Verhalenbundel over psychische problemen en de grote opdracht om een denkend wezen te zijn

Je kunt een verhalenbundel uitgeven omdat je nu eenmaal tien à vijftien verhalen hebt afgerond, maar je kunt ook afgebakender te werk gaan en een bundel thematisch invullen, zoals Willem Frederik Hermans dat bijvoorbeeld deed met Paranoia. Waanbeelden van Erik Rozing is zo’n bundel, met verhalen die zijn ingeblazen door het vergelijkbare gegeven van personages die in de problemen belanden doordat ze zich iets in het hoofd hebben gehaald dat niet strookt met de realiteit.
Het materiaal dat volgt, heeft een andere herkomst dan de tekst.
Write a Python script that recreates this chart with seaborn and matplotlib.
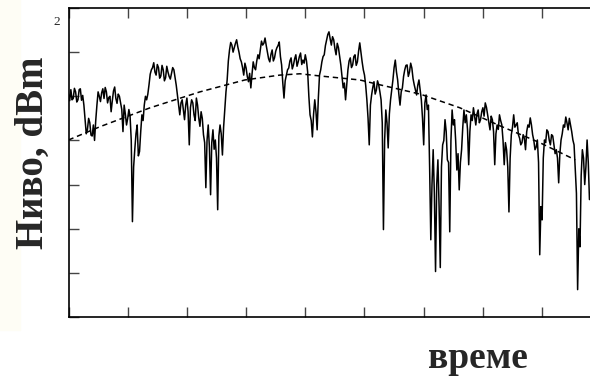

Er is de vrouw wier vingers en tenen geamputeerd moeten worden omdat ze te lang in de vrieskou is blijven mediteren, er is de man die doordraait als hij voor het eerst vader is geworden, er is de ex-psychiater die van lieverlee behanger werd maar die het niet kan laten om ongevraagd psychische hulp te verlenen.

Aan het openingsverhaal ‘Psychiater aan zee’, over een psychiater die erachter komt dat zijn date psychiatrische hulp heeft, ergerde ik me om eerlijk te zijn een beetje. Zou de psychiater, die de verteller van het verhaal is, het zichzelf toestaan om om te blijven gaan met die leuke vrouw die van een ander psychiatrische hulp krijgt? Ethisch dilemma! Helemaal omdat de psychiater zo van haar onder de indruk is, en hij zo goed ziet ‘dat ze méér is dan alleen een patiënt’. ‘Ze is een kunstenaar, een mooie, originele vrouw, ze is grappig, spontaan, sprankelend, vol ideeën en heeft alleen al in haar vingers meer diepgang dan ik in mijn hele wezen’. Ik mocht toch hopen dat Rozing, zelf psychiater, niet de hele bundel door zou gaan op deze voet: een ietwat volgevreten en zelfingenomen psychiater in een sleets romantisch vocabulaire leeg laten lopen onder het mom van een moreel zelfonderzoek.

Gelukkig is Rozing, die twee jaar geleden met Staat van ontkenning een puike maar wat genegeerde roman afleverde, op andere plekken beter op dreef. Erg goed is bijvoorbeeld ‘Karma queen’, dat verhaal over die mediterende vrouw die het uiteindelijk zonder vingers en tenen moet zien te rooien, geschreven vanuit het perspectief van een vriendin die zich eerst nog best sceptisch tot de oosterse wijsheden verhoudt, maar stukje bij beetje ook meegezogen wordt in de etherische leerstukken. Het begint licht en geestig, maar draait al snel uit op een in het verhaal ingebedde verkenning van de mens die een kern zoekt en het een te grote opdracht vindt om een denkend wezen te zijn. ‘Als je mediteerde kwam je ware zelf volgens haar tot expressie doordat alle ruis wegviel. Ze zei dat meditatie niet iets geheimzinnigs was, maar dat het enkel betekende dat je je niet meer liet afleiden door de externe wereld. Het was niets anders dan zijn en geen gedachten meer hebben.’

De kwaliteit van de verhalen in Waanbeelden wisselt. Meer dan eens opent Rozing te stram en acht hij het belangrijk om snel allerlei randinformatie over de personages te vertellen. Maar dat dát iemands werk is of díe iemands zus of schoonzus, daar maalt geen lezer om, die wil bij de lurven gegrepen worden. Aan de andere kant kan Rozing ook ontzettend spannend en prikkelend zijn als hij, net als in Staat van ontkenning, een soort sciencefiction bedrijft, waarin een wereld wordt beschreven die nog nét niet is aangebroken. Zo is er ‘De sprong’, over een man die op het punt staat om met hulp van een bedrijf in contact te komen met een overleden ex-geliefde. Of we in de nabije toekomst na onze dood ook voort kunnen als boom, zoals in dit verhaal? Dat niet, maar met het blinde vertrouwen dat de man in kunstmatige intelligentie heeft raakt hij zeker een snaar.